I want to find the equation of the kinetic energy of a pendulum at any point. I know the initial angle it is released from but I am having trouble finding the velocity at any point to be able to find the kinetic energy at any point.

Homework Equations

θ = θ_maxcos(w*t) where w = √g/L

I = mL²

KE_rotational=(1/2) *I($\frac{dθ}{dt}$)²

The Attempt at a Solution

I differentiated the θ function with respect to time to get dθ/dt

$\frac{dθ}{dt}$=-θ_max*w*sin(w*t)

I have plugged that into find the kinetic energy but that's apparently not the right answer.

 

[velo city]

L is the length of the pendulum by the way.

 

[velo city]

After plugging In I have found that the kinetic energy at any point is:

KE = m*L²*θ_max²*w²*sin²(w*t)

 

[Uday]

may i know how u conclude it to be the wrong answer ?

 

[dauto]

There is nothing wrong with your formula. why do you say it's wrong?

 

[haruspex]

I want to find the equation of the kinetic energy of a pendulum at any point.
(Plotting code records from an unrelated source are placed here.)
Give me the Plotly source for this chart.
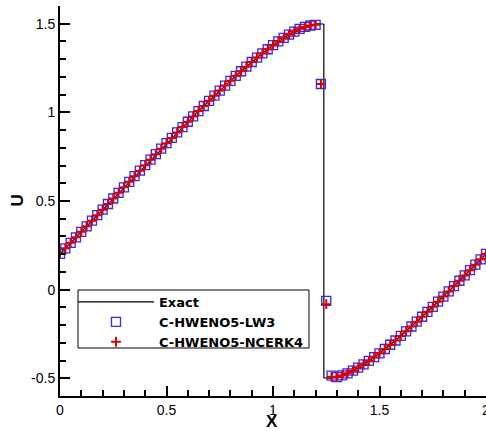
import plotly.graph_objects as go

# grid points
x_left = [0.0, 0.025, 0.05, 0.075, 0.1, 0.125, 0.15, 0.175, 0.2, 0.225,
          0.25, 0.275, 0.3, 0.325, 0.35, 0.375, 0.4, 0.425, 0.45, 0.475,
          0.5, 0.525, 0.55, 0.575, 0.6, 0.625, 0.65, 0.675, 0.7, 0.725,
          0.75, 0.775, 0.8, 0.825, 0.85, 0.875, 0.9, 0.925, 0.95, 0.975,
          1.0, 1.025, 1.05, 1.075, 1.1, 1.125, 1.15, 1.175, 1.2, 1.225]
x_right = [1.25, 1.275, 1.3, 1.325, 1.35, 1.375, 1.4, 1.425, 1.45, 1.475,
           1.5, 1.525, 1.55, 1.575, 1.6, 1.625, 1.65, 1.675, 1.7, 1.725,
           1.75, 1.775, 1.8, 1.825, 1.85, 1.875, 1.9, 1.925, 1.95, 1.975, 2.0]

# exact solution
u_left = [0.202, 0.233, 0.264, 0.295, 0.326, 0.357, 0.389, 0.420, 0.451, 0.483,
          0.514, 0.546, 0.577, 0.608, 0.640, 0.671, 0.702, 0.733, 0.764, 0.795,
          0.826, 0.856, 0.887, 0.917, 0.947, 0.977, 1.007, 1.036, 1.065, 1.094,
          1.123, 1.151, 1.178, 1.206, 1.232, 1.258, 1.284, 1.309, 1.333, 1.356,
          1.379, 1.400, 1.420, 1.439, 1.456, 1.471, 1.483, 1.493, 1.499, 1.500]
x_shock = [1.2387, 1.2387]
u_shock = [1.497, -0.497]
u_right = [-0.499, -0.499, -0.494, -0.484, -0.472, -0.457, -0.440, -0.422, -0.402, -0.381,
           -0.359, -0.335, -0.311, -0.287, -0.261, -0.235, -0.208, -0.181, -0.153, -0.125,
           -0.097, -0.068, -0.039, -0.010, 0.020, 0.050, 0.080, 0.110, 0.141, 0.171, 0.202]

# numerical solutions
u_lw3 = [0.202, 0.233, 0.264, 0.295, 0.326, 0.357, 0.389, 0.420, 0.451, 0.483,
         0.514, 0.546, 0.577, 0.608, 0.640, 0.671, 0.702, 0.733, 0.764, 0.795,
         0.826, 0.856, 0.887, 0.917, 0.947, 0.977, 1.007, 1.036, 1.065, 1.094,
         1.123, 1.151, 1.178, 1.206, 1.232, 1.258, 1.284, 1.309, 1.333, 1.356,
         1.379, 1.400, 1.420, 1.439, 1.456, 1.471, 1.482, 1.490, 1.494, 1.160,
         -0.063, -0.485, -0.493, -0.484, -0.472, -0.457, -0.440, -0.422, -0.402, -0.381,
         -0.359, -0.335, -0.311, -0.287, -0.261, -0.235, -0.208, -0.181, -0.153, -0.125,
         -0.097, -0.068, -0.039, -0.010, 0.020, 0.050, 0.080, 0.110, 0.141, 0.171, 0.202]
u_ncerk4 = [0.202, 0.233, 0.264, 0.295, 0.326, 0.357, 0.389, 0.420, 0.451, 0.483,
            0.514, 0.546, 0.577, 0.608, 0.640, 0.671, 0.702, 0.733, 0.764, 0.795,
            0.826, 0.856, 0.887, 0.917, 0.947, 0.977, 1.007, 1.036, 1.065, 1.094,
            1.123, 1.151, 1.178, 1.206, 1.232, 1.258, 1.284, 1.309, 1.333, 1.356,
            1.379, 1.400, 1.420, 1.439, 1.456, 1.471, 1.482, 1.490, 1.494, 1.160,
            -0.082, -0.492, -0.494, -0.484, -0.472, -0.457, -0.440, -0.422, -0.402, -0.381,
            -0.359, -0.335, -0.311, -0.287, -0.261, -0.235, -0.208, -0.181, -0.153, -0.125,
            -0.097, -0.068, -0.039, -0.010, 0.020, 0.050, 0.080, 0.110, 0.141, 0.171, 0.202]

x_ticks = [0, 0.5, 1, 1.5, 2]
x_ticktext = ["0", "0.5", "1", "1.5", "2"]
y_ticks = [-0.5, 0, 0.5, 1, 1.5]
y_ticktext = ["-0.5", "0", "0.5", "1", "1.5"]

FONT = "Liberation Sans, Arial, Helvetica, sans-serif"
LEGEND_FONT = "DejaVu Sans, Liberation Sans, Arial, sans-serif"
x_grid = x_left + x_right

fig = go.Figure()
fig.add_trace(go.Scatter(
    x=x_left + x_shock + x_right, y=u_left + u_shock + u_right,
    mode="lines", name="Exact", line=dict(color="black", width=1.2)))
fig.add_trace(go.Scatter(
    x=x_grid, y=u_lw3, mode="markers", name="C-HWENO5-LW3",
    marker=dict(symbol="square-open", size=9, color="#2a2aff", line=dict(width=1.3, color="#2a2aff"))))
fig.add_trace(go.Scatter(
    x=x_grid, y=u_ncerk4, mode="markers", name="C-HWENO5-NCERK4",
    marker=dict(symbol="cross-thin", size=7, color="#dd0000", line=dict(width=2, color="#dd0000"))))

axis_common = dict(
    showline=True, linecolor="black", linewidth=2, mirror=False,
    ticks="inside", ticklen=10, tickwidth=2, tickcolor="black",
    showgrid=False, zeroline=False, automargin=False,
    ticklabeloverflow="allow",
    tickfont=dict(family=FONT, size=14, color="black"),
)

fig.update_xaxes(
    range=[0, 2], tickmode="array", tickvals=x_ticks, ticktext=x_ticktext,
    minor=dict(tickmode="linear", tick0=0, dtick=0.1, ticks="inside", ticklen=6, tickwidth=1.5, tickcolor="black"),
    **axis_common)
fig.update_yaxes(
    range=[-0.6, 1.6], tickmode="array", tickvals=y_ticks, ticktext=y_ticktext,
    minor=dict(tickmode="linear", tick0=0, dtick=0.1, ticks="inside", ticklen=6, tickwidth=1.5, tickcolor="black"),
    **axis_common)

# axis titles
fig.add_annotation(text="<b>X</b>", xref="paper", yref="paper", x=0.4985, y=-0.066,
                   xanchor="center", yanchor="middle", showarrow=False,
                   font=dict(family=FONT, size=17, color="black"))
fig.add_annotation(text="<b>U</b>", xref="paper", yref="paper", x=-0.102, y=0.5,
                   xanchor="center", yanchor="middle", showarrow=False, textangle=-90,
                   font=dict(family=FONT, size=17, color="black"))

# legend frame
fig.add_shape(type="rect", xref="paper", yref="paper", x0=0.0423, x1=0.5845, y0=0.1231, y1=0.2718,
              line=dict(color="black", width=1), fillcolor="white", layer="below")

fig.update_layout(
    width=486, height=431,
    margin=dict(l=60, r=0, t=6, b=35),
    plot_bgcolor="white", paper_bgcolor="white",
    showlegend=True,
    legend=dict(
        x=0.0305, y=0.2795, xanchor="left", yanchor="top",
        bgcolor="rgba(0,0,0,0)", borderwidth=0,
        font=dict(family=LEGEND_FONT, size=13, color="black", weight="bold"),
        itemwidth=76, tracegroupgap=0,
    ),
)

fig.write_html("out.html", config={"displayModeBar": False},
               post_script="document.body.style.margin='0';document.body.style.overflow='hidden';")
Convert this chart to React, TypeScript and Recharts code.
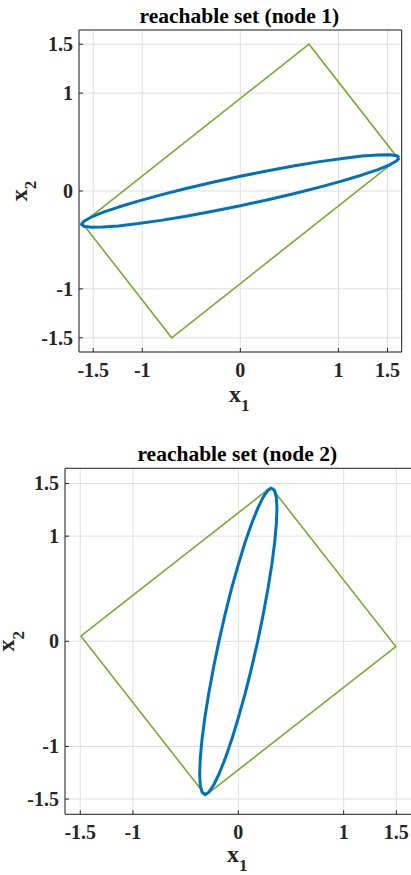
import { LineChart, Line, XAxis, YAxis, CartesianGrid, Label } from 'recharts'

type Pt = { x: number; y: number }

const axisTicks = [-1.5, -1, 0, 1, 1.5]
const axisDomain = [-1.645, 1.645]

// node 1: green box corners (closed) and blue ellipse
const node1Box: Pt[] = [
  { x: -1.61, y: -0.33 },
  { x: 0.7, y: 1.5 },
  { x: 1.61, y: 0.33 },
  { x: -0.7, y: -1.5 },
  { x: -1.61, y: -0.33 },
]

const node1Ellipse: Pt[] = [
  { x: 1.62, y: 0.34 }, { x: 1.595, y: 0.361 }, { x: 1.522, y: 0.371 },
  { x: 1.403, y: 0.369 }, { x: 1.241, y: 0.357 }, { x: 1.041, y: 0.333 },
  { x: 0.81, y: 0.3 }, { x: 0.554, y: 0.257 }, { x: 0.281, y: 0.207 },
  { x: 0, y: 0.15 }, { x: -0.281, y: 0.089 }, { x: -0.554, y: 0.025 },
  { x: -0.81, y: -0.04 }, { x: -1.041, y: -0.104 }, { x: -1.241, y: -0.164 },
  { x: -1.403, y: -0.219 }, { x: -1.522, y: -0.268 }, { x: -1.595, y: -0.309 },
  { x: -1.62, y: -0.34 }, { x: -1.595, y: -0.361 }, { x: -1.522, y: -0.371 },
  { x: -1.403, y: -0.369 }, { x: -1.241, y: -0.357 }, { x: -1.041, y: -0.333 },
  { x: -0.81, y: -0.3 }, { x: -0.554, y: -0.257 }, { x: -0.281, y: -0.207 },
  { x: 0, y: -0.15 }, { x: 0.281, y: -0.089 }, { x: 0.554, y: -0.025 },
  { x: 0.81, y: 0.04 }, { x: 1.041, y: 0.104 }, { x: 1.241, y: 0.164 },
  { x: 1.403, y: 0.219 }, { x: 1.522, y: 0.268 }, { x: 1.595, y: 0.309 },
  { x: 1.62, y: 0.34 },
]

// node 2
const node2Box: Pt[] = [
  { x: -1.495, y: 0.05 },
  { x: 0.31, y: 1.465 },
  { x: 1.495, y: -0.05 },
  { x: -0.31, y: -1.465 },
  { x: -1.495, y: 0.05 },
]

const node2Ellipse: Pt[] = [
  { x: 0.317, y: 1.457 }, { x: 0.344, y: 1.435 }, { x: 0.361, y: 1.369 },
  { x: 0.367, y: 1.262 }, { x: 0.361, y: 1.116 }, { x: 0.345, y: 0.937 },
  { x: 0.318, y: 0.729 }, { x: 0.281, y: 0.498 }, { x: 0.236, y: 0.253 },
  { x: 0.184, y: 0 }, { x: 0.126, y: -0.253 }, { x: 0.065, y: -0.498 },
  { x: 0, y: -0.729 }, { x: -0.063, y: -0.937 }, { x: -0.125, y: -1.116 },
  { x: -0.183, y: -1.262 }, { x: -0.235, y: -1.369 }, { x: -0.28, y: -1.435 },
  { x: -0.317, y: -1.457 }, { x: -0.344, y: -1.435 }, { x: -0.361, y: -1.369 },
  { x: -0.367, y: -1.262 }, { x: -0.361, y: -1.116 }, { x: -0.345, y: -0.937 },
  { x: -0.318, y: -0.729 }, { x: -0.281, y: -0.498 }, { x: -0.236, y: -0.253 },
  { x: -0.184, y: 0 }, { x: -0.126, y: 0.253 }, { x: -0.065, y: 0.498 },
  { x: 0, y: 0.729 }, { x: 0.063, y: 0.937 }, { x: 0.125, y: 1.116 },
  { x: 0.183, y: 1.262 }, { x: 0.235, y: 1.369 }, { x: 0.28, y: 1.435 },
  { x: 0.317, y: 1.457 },
]

const serif = "'Liberation Serif', 'Times New Roman', serif"
const axisColor = '#262626'

const bottomTick = (p: any) => (
  <text
    x={p.x}
    y={p.y + 24.5}
    textAnchor="middle"
    fontFamily={serif}
    fontWeight="bold"
    fontSize={20}
    fill={axisColor}
  >
    {p.payload.value}
  </text>
)

const leftTick = (p: any) => (
  <text
    x={p.x - 6}
    y={p.y + 6.8}
    textAnchor="end"
    fontFamily={serif}
    fontWeight="bold"
    fontSize={20}
    fill={axisColor}
  >
    {p.payload.value}
  </text>
)

function Panel({
  title,
  box,
  ellipse,
  width,
  height,
  left,
  top,
  bottom,
  right,
  xLabelGap,
  yLabelGap,
}: {
  title: string
  box: Pt[]
  ellipse: Pt[]
  width: number
  height: number
  left: number
  top: number
  bottom: number
  right: number
  xLabelGap: number
  yLabelGap: number
}) {
  const titleLabel = (props: any) => {
    const vb = props.viewBox
    return (
      <text
        x={vb.x + vb.width / 2 - 1}
        y={vb.y + vb.height - 7.5}
        textAnchor="middle"
        fontFamily={serif}
        fontWeight="bold"
        fontSize={21.5}
        fill="#000"
      >
        {title}
      </text>
    )
  }

  const xLabel = (props: any) => {
    const vb = props.viewBox
    return (
      <text
        x={vb.x + vb.width / 2 - 1}
        y={vb.y + xLabelGap}
        textAnchor="middle"
        fontFamily={serif}
        fontWeight="bold"
        fontSize={24}
        fill={axisColor}
      >
        x<tspan fontSize={17} dy={9.5}>1</tspan>
      </text>
    )
  }

  const yLabel = (props: any) => {
    const vb = props.viewBox
    const lx = vb.x + vb.width - yLabelGap
    const cy = vb.y + vb.height / 2
    return (
      <text
        x={lx}
        y={cy}
        transform={`rotate(-90, ${lx}, ${cy})`}
        textAnchor="middle"
        fontFamily={serif}
        fontWeight="bold"
        fontSize={24}
        fill={axisColor}
      >
        x<tspan fontSize={17} dy={9.5}>2</tspan>
      </text>
    )
  }

  return (
    <LineChart
      width={width}
      height={height}
      margin={{ top: 0, right: right, bottom: 0, left: 0 }}
    >
      <CartesianGrid stroke="#dfdfdf" />
      <XAxis
        type="number"
        dataKey="x"
        domain={axisDomain}
        ticks={axisTicks}
        interval={0}
        allowDataOverflow
        height={bottom}
        stroke={axisColor}
        tickSize={-4}
        tickMargin={4}
        tick={bottomTick}
      >
        <Label content={xLabel} />
      </XAxis>
      <XAxis
        xAxisId="t"
        orientation="top"
        type="number"
        dataKey="x"
        domain={axisDomain}
        ticks={axisTicks}
        interval={0}
        allowDataOverflow
        height={top}
        stroke={axisColor}
        tickSize={-4}
        tick={false}
      >
        <Label content={titleLabel} />
      </XAxis>
      <YAxis
        type="number"
        dataKey="y"
        domain={axisDomain}
        ticks={axisTicks}
        interval={0}
        allowDataOverflow
        width={left}
        stroke={axisColor}
        tickSize={-4}
        tickMargin={4}
        tick={leftTick}
      >
        <Label content={yLabel} />
      </YAxis>
      <YAxis
        yAxisId="r"
        orientation="right"
        type="number"
        dataKey="y"
        domain={axisDomain}
        ticks={axisTicks}
        interval={0}
        allowDataOverflow
        width={1}
        stroke={axisColor}
        tickSize={-4}
        tick={false}
      />
      <Line
        data={box}
        dataKey="y"
        type="linear"
        stroke="#77ac30"
        strokeWidth={1.6}
        dot={false}
        activeDot={false}
        isAnimationActive={false}
      />
      <Line
        data={ellipse}
        dataKey="y"
        type="linear"
        stroke="#0072bd"
        strokeWidth={3}
        strokeLinejoin="round"
        dot={false}
        activeDot={false}
        isAnimationActive={false}
      />
    </LineChart>
  )
}

export default function App() {
  return (
    <div
      style={{
        position: 'absolute',
        left: 0,
        top: 0,
        width: 411,
        height: 875,
        overflow: 'hidden',
        background: '#fff',
      }}
    >
      <div style={{ position: 'absolute', left: 0, top: 0 }}>
        <Panel
          title="reachable set (node 1)"
          box={node1Box}
          ellipse={node1Ellipse}
          width={411}
          height={420}
          left={79}
          top={30}
          bottom={68}
          right={8.3}
          xLabelGap={49.5}
          yLabelGap={52.5}
        />
      </div>
      <div style={{ position: 'absolute', left: 0, top: 430 }}>
        <Panel
          title="reachable set (node 2)"
          box={node2Box}
          ellipse={node2Ellipse}
          width={413}
          height={445}
          left={65}
          top={38.3}
          bottom={60.7}
          right={0.4}
          xLabelGap={47.5}
          yLabelGap={50.5}
        />
      </div>
    </div>
  )
}
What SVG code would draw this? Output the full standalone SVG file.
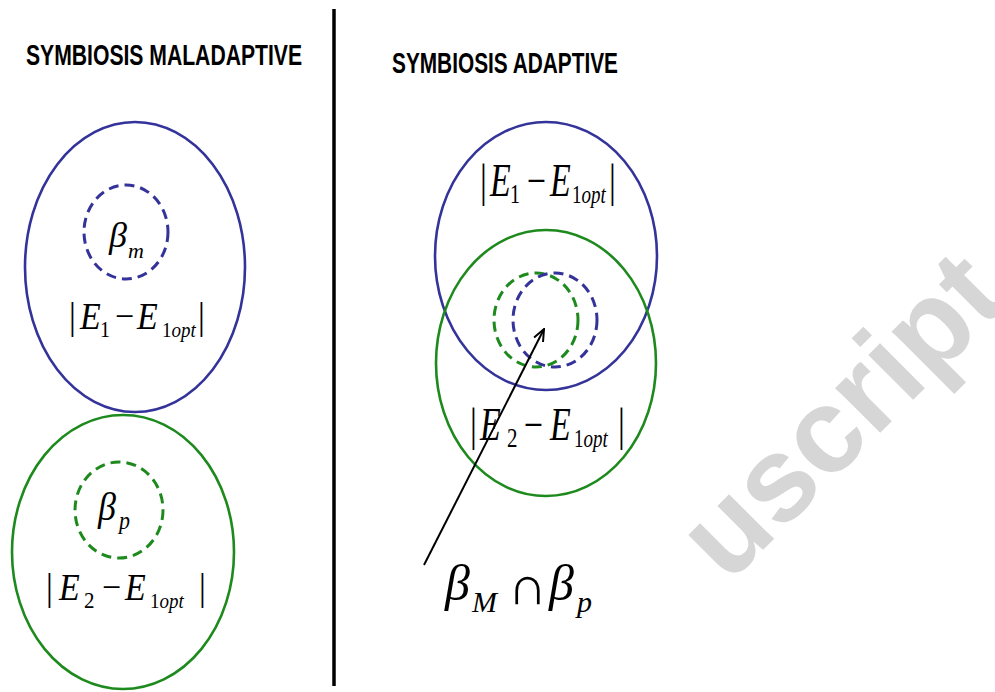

I know the initial angle it is released from but I am having trouble finding the velocity at any point to be able to find the kinetic energy at any point.

It depends whether you want the exact equation or the SHM approximation for small angle displacements (which is what you posted).
For the question as stated, you could provide the exact answer. Maybe that's what's wanted here.